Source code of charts
==============================

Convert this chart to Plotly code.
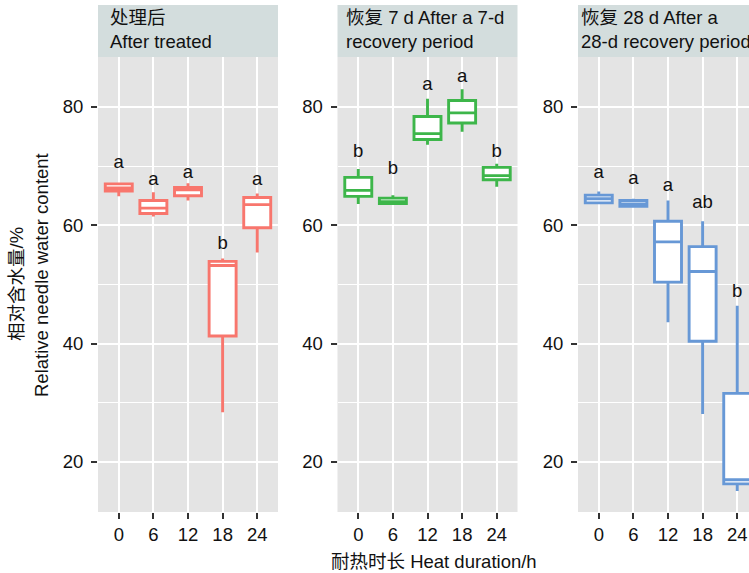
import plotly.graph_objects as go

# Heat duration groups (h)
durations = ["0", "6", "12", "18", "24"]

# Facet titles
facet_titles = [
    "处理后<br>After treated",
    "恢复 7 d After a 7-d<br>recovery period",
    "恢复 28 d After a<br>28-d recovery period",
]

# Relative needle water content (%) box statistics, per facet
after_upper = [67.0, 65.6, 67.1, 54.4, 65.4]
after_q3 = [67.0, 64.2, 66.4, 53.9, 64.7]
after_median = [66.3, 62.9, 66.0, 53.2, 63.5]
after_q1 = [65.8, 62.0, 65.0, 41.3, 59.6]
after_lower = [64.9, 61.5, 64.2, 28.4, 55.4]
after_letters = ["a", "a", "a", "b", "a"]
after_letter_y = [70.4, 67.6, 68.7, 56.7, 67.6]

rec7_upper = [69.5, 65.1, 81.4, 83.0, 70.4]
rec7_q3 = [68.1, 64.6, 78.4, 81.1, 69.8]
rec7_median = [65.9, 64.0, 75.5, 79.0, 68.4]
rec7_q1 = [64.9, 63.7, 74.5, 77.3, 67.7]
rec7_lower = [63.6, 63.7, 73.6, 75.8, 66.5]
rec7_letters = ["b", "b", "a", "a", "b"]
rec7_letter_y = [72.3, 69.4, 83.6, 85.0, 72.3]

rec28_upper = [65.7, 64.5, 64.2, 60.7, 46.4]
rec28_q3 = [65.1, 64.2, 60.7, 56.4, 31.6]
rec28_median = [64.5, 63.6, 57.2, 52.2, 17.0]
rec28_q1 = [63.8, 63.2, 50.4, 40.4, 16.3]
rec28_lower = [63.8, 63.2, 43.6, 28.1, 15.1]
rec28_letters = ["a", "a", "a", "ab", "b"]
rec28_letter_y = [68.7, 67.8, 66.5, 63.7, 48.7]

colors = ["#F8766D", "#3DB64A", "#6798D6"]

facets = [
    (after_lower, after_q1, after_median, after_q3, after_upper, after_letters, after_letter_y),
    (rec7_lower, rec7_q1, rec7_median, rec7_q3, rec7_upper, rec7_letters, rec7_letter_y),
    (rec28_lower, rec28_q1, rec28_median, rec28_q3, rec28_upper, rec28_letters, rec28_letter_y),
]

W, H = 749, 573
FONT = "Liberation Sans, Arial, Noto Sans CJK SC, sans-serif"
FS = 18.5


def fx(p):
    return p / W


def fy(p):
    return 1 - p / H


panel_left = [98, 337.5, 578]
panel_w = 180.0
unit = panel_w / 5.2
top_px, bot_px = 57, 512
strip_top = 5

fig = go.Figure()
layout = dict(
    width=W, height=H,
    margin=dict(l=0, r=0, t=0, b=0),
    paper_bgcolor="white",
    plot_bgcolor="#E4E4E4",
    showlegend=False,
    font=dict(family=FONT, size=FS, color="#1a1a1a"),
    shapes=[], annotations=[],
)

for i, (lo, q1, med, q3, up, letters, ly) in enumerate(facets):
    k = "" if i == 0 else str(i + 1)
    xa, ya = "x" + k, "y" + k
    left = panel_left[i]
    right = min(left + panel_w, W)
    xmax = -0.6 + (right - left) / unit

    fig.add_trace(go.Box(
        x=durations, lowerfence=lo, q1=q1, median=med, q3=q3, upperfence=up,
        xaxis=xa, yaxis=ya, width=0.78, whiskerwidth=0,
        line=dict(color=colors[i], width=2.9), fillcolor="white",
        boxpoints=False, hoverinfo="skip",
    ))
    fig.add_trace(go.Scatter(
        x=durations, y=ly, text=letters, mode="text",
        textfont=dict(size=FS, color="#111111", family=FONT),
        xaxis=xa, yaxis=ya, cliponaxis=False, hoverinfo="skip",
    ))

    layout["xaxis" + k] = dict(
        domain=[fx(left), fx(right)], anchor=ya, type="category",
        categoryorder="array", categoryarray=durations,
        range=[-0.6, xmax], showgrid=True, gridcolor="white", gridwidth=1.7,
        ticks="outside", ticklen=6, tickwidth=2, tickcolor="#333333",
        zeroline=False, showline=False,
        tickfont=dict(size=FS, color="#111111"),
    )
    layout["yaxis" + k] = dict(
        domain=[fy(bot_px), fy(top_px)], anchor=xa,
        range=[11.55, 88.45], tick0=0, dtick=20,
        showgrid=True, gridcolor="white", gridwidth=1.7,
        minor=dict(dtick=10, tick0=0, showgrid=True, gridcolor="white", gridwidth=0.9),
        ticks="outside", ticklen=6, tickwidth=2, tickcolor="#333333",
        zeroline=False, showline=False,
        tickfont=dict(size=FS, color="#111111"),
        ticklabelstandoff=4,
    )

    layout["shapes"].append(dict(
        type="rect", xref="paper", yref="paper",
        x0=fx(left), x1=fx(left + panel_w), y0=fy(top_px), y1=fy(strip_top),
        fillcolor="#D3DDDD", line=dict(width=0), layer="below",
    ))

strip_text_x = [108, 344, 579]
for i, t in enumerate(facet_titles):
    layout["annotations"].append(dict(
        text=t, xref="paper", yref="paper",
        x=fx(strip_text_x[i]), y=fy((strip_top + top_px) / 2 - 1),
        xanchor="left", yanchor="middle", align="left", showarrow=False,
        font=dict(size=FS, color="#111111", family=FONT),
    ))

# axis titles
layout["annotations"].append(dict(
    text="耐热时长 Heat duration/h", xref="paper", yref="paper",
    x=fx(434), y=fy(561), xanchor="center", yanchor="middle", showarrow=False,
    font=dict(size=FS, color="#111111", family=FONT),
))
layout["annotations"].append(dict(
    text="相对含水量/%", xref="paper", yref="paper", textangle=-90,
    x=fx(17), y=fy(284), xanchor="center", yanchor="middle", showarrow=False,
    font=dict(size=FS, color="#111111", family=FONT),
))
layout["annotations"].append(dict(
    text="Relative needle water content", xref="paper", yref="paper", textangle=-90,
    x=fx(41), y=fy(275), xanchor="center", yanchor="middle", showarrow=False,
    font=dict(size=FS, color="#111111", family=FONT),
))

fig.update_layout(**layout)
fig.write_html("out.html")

==============================

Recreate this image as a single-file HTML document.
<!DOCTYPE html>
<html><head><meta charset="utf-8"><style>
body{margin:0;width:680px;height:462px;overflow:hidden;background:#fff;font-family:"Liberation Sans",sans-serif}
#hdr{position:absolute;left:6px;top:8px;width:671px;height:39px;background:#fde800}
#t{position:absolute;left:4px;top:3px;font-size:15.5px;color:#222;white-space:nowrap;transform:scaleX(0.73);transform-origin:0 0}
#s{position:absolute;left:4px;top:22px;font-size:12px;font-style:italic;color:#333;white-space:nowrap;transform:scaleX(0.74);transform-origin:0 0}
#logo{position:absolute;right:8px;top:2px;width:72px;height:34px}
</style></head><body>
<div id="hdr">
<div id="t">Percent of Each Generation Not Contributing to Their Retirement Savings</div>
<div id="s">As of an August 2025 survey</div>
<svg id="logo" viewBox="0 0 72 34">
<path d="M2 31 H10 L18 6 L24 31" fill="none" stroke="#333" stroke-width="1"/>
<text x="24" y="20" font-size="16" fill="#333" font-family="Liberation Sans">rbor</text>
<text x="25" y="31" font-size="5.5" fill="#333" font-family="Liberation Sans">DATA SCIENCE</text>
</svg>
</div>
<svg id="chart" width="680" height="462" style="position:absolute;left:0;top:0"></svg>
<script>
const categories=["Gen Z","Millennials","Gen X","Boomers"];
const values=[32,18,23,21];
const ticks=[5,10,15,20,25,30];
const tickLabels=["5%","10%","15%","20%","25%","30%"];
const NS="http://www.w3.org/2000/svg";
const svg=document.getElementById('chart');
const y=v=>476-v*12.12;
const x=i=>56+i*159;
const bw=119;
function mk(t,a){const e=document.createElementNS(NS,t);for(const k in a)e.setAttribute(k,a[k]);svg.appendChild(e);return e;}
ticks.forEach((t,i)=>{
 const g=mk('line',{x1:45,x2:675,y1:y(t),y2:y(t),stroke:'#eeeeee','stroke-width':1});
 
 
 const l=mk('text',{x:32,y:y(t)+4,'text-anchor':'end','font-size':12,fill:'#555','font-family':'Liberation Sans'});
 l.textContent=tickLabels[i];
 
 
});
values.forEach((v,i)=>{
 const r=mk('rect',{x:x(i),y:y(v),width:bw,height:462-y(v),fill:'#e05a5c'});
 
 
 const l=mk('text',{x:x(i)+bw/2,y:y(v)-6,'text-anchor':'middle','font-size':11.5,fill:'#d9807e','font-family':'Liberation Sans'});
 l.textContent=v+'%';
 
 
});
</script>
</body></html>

==============================

**STATED PROBLEM**
Only the lines between the line with "Convert this chart to Plotly code." and the line with "rec7_letter_y = [72.3, 69.4, 83.6, 85.0, 72.3]", inclusive, should be reproduced, exactly as written and without pictures.

**ANSWER TO THE PROBLEM**
Convert this chart to Plotly code.
import plotly.graph_objects as go

# Heat duration groups (h)
durations = ["0", "6", "12", "18", "24"]

# Facet titles
facet_titles = [
    "处理后<br>After treated",
    "恢复 7 d After a 7-d<br>recovery period",
    "恢复 28 d After a<br>28-d recovery period",
]

# Relative needle water content (%) box statistics, per facet
after_upper = [67.0, 65.6, 67.1, 54.4, 65.4]
after_q3 = [67.0, 64.2, 66.4, 53.9, 64.7]
after_median = [66.3, 62.9, 66.0, 53.2, 63.5]
after_q1 = [65.8, 62.0, 65.0, 41.3, 59.6]
after_lower = [64.9, 61.5, 64.2, 28.4, 55.4]
after_letters = ["a", "a", "a", "b", "a"]
after_letter_y = [70.4, 67.6, 68.7, 56.7, 67.6]

rec7_upper = [69.5, 65.1, 81.4, 83.0, 70.4]
rec7_q3 = [68.1, 64.6, 78.4, 81.1, 69.8]
rec7_median = [65.9, 64.0, 75.5, 79.0, 68.4]
rec7_q1 = [64.9, 63.7, 74.5, 77.3, 67.7]
rec7_lower = [63.6, 63.7, 73.6, 75.8, 66.5]
rec7_letters = ["b", "b", "a", "a", "b"]
rec7_letter_y = [72.3, 69.4, 83.6, 85.0, 72.3]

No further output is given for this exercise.